**Description of the task:**
Repeat every line exactly, keeping the pictures out of the copy.

**Material:**
◆ ◆ ◆ ◆ ◆

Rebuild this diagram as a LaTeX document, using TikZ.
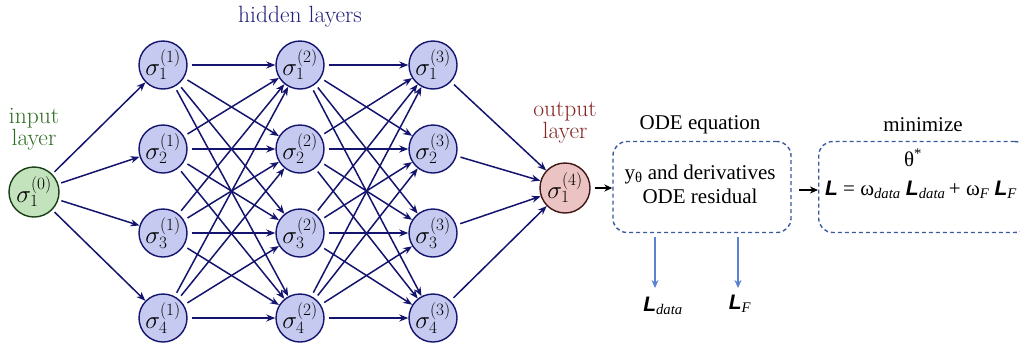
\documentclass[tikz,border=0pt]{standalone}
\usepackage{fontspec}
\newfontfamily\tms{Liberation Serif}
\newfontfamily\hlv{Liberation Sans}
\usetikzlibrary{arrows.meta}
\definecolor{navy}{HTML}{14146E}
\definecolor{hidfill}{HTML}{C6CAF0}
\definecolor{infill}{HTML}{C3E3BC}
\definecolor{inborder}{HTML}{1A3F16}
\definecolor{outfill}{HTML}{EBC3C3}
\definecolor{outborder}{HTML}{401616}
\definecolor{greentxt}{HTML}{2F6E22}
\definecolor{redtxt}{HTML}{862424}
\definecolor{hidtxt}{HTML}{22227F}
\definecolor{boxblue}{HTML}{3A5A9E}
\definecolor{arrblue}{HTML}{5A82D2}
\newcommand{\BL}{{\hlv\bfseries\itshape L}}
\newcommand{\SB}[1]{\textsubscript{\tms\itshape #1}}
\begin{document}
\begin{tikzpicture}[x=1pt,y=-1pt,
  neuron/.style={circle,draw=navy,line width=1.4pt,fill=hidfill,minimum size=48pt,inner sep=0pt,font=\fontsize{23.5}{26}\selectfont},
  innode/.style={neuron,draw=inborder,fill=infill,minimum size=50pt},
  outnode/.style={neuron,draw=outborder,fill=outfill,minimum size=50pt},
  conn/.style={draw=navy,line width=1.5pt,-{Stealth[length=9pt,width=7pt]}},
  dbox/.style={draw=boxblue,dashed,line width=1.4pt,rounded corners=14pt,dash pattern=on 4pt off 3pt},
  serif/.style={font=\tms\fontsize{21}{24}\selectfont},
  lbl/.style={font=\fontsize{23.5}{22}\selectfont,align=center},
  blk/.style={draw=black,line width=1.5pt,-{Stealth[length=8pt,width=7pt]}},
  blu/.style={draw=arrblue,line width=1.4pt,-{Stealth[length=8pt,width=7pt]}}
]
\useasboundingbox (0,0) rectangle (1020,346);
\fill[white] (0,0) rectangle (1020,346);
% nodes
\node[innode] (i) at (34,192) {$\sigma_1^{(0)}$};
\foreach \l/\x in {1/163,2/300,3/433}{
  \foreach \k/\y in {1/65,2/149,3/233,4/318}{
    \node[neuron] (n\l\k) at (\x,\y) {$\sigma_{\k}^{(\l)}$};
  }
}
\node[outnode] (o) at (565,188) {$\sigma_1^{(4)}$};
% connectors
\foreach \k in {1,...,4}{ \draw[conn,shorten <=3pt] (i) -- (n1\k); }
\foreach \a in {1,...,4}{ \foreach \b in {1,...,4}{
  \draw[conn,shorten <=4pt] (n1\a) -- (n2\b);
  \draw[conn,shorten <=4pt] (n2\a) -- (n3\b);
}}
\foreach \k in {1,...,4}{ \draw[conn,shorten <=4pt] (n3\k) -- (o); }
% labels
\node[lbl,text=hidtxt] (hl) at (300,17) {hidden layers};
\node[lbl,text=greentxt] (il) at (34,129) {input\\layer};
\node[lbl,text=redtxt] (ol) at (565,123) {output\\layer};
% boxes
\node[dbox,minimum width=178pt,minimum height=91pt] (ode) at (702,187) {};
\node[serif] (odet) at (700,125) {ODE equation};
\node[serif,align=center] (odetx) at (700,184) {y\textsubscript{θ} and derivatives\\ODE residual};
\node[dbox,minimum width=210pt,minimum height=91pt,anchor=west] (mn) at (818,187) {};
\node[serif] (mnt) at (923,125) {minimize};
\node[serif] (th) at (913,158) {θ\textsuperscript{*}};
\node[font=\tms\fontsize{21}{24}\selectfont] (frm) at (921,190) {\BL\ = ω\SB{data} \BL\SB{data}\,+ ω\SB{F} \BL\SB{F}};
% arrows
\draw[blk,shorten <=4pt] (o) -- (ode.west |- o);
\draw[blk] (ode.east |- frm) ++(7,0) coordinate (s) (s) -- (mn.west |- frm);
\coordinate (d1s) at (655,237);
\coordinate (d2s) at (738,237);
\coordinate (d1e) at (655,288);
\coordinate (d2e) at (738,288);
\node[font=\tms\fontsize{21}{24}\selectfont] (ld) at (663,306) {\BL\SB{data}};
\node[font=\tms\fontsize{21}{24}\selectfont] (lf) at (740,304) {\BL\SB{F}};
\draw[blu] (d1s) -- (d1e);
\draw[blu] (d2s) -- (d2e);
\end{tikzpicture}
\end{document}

◆ ◆ ◆ ◆ ◆

**Full solution:**
Rebuild this diagram as a LaTeX document, using TikZ.
\documentclass[tikz,border=0pt]{standalone}
\usepackage{fontspec}
\newfontfamily\tms{Liberation Serif}
\newfontfamily\hlv{Liberation Sans}
\usetikzlibrary{arrows.meta}
\definecolor{navy}{HTML}{14146E}
\definecolor{hidfill}{HTML}{C6CAF0}
\definecolor{infill}{HTML}{C3E3BC}
\definecolor{inborder}{HTML}{1A3F16}
\definecolor{outfill}{HTML}{EBC3C3}
\definecolor{outborder}{HTML}{401616}
\definecolor{greentxt}{HTML}{2F6E22}
\definecolor{redtxt}{HTML}{862424}
\definecolor{hidtxt}{HTML}{22227F}
\definecolor{boxblue}{HTML}{3A5A9E}
\definecolor{arrblue}{HTML}{5A82D2}
\newcommand{\BL}{{\hlv\bfseries\itshape L}}
\newcommand{\SB}[1]{\textsubscript{\tms\itshape #1}}
\begin{document}
\begin{tikzpicture}[x=1pt,y=-1pt,
  neuron/.style={circle,draw=navy,line width=1.4pt,fill=hidfill,minimum size=48pt,inner sep=0pt,font=\fontsize{23.5}{26}\selectfont},
  innode/.style={neuron,draw=inborder,fill=infill,minimum size=50pt},
  outnode/.style={neuron,draw=outborder,fill=outfill,minimum size=50pt},
  conn/.style={draw=navy,line width=1.5pt,-{Stealth[length=9pt,width=7pt]}},
  dbox/.style={draw=boxblue,dashed,line width=1.4pt,rounded corners=14pt,dash pattern=on 4pt off 3pt},
  serif/.style={font=\tms\fontsize{21}{24}\selectfont},
  lbl/.style={font=\fontsize{23.5}{22}\selectfont,align=center},
  blk/.style={draw=black,line width=1.5pt,-{Stealth[length=8pt,width=7pt]}},
  blu/.style={draw=arrblue,line width=1.4pt,-{Stealth[length=8pt,width=7pt]}}
]
\useasboundingbox (0,0) rectangle (1020,346);
\fill[white] (0,0) rectangle (1020,346);
% nodes
\node[innode] (i) at (34,192) {$\sigma_1^{(0)}$};
\foreach \l/\x in {1/163,2/300,3/433}{
  \foreach \k/\y in {1/65,2/149,3/233,4/318}{
    \node[neuron] (n\l\k) at (\x,\y) {$\sigma_{\k}^{(\l)}$};
  }
}
\node[outnode] (o) at (565,188) {$\sigma_1^{(4)}$};
% connectors
\foreach \k in {1,...,4}{ \draw[conn,shorten <=3pt] (i) -- (n1\k); }
\foreach \a in {1,...,4}{ \foreach \b in {1,...,4}{
  \draw[conn,shorten <=4pt] (n1\a) -- (n2\b);
  \draw[conn,shorten <=4pt] (n2\a) -- (n3\b);
}}
\foreach \k in {1,...,4}{ \draw[conn,shorten <=4pt] (n3\k) -- (o); }
% labels
\node[lbl,text=hidtxt] (hl) at (300,17) {hidden layers};
\node[lbl,text=greentxt] (il) at (34,129) {input\\layer};
\node[lbl,text=redtxt] (ol) at (565,123) {output\\layer};
% boxes
\node[dbox,minimum width=178pt,minimum height=91pt] (ode) at (702,187) {};
\node[serif] (odet) at (700,125) {ODE equation};
\node[serif,align=center] (odetx) at (700,184) {y\textsubscript{θ} and derivatives\\ODE residual};
\node[dbox,minimum width=210pt,minimum height=91pt,anchor=west] (mn) at (818,187) {};
\node[serif] (mnt) at (923,125) {minimize};
\node[serif] (th) at (913,158) {θ\textsuperscript{*}};
\node[font=\tms\fontsize{21}{24}\selectfont] (frm) at (921,190) {\BL\ = ω\SB{data} \BL\SB{data}\,+ ω\SB{F} \BL\SB{F}};
% arrows
\draw[blk,shorten <=4pt] (o) -- (ode.west |- o);
\draw[blk] (ode.east |- frm) ++(7,0) coordinate (s) (s) -- (mn.west |- frm);
\coordinate (d1s) at (655,237);
\coordinate (d2s) at (738,237);
\coordinate (d1e) at (655,288);
\coordinate (d2e) at (738,288);
\node[font=\tms\fontsize{21}{24}\selectfont] (ld) at (663,306) {\BL\SB{data}};
\node[font=\tms\fontsize{21}{24}\selectfont] (lf) at (740,304) {\BL\SB{F}};
\draw[blu] (d1s) -- (d1e);
\draw[blu] (d2s) -- (d2e);
\end{tikzpicture}
\end{document}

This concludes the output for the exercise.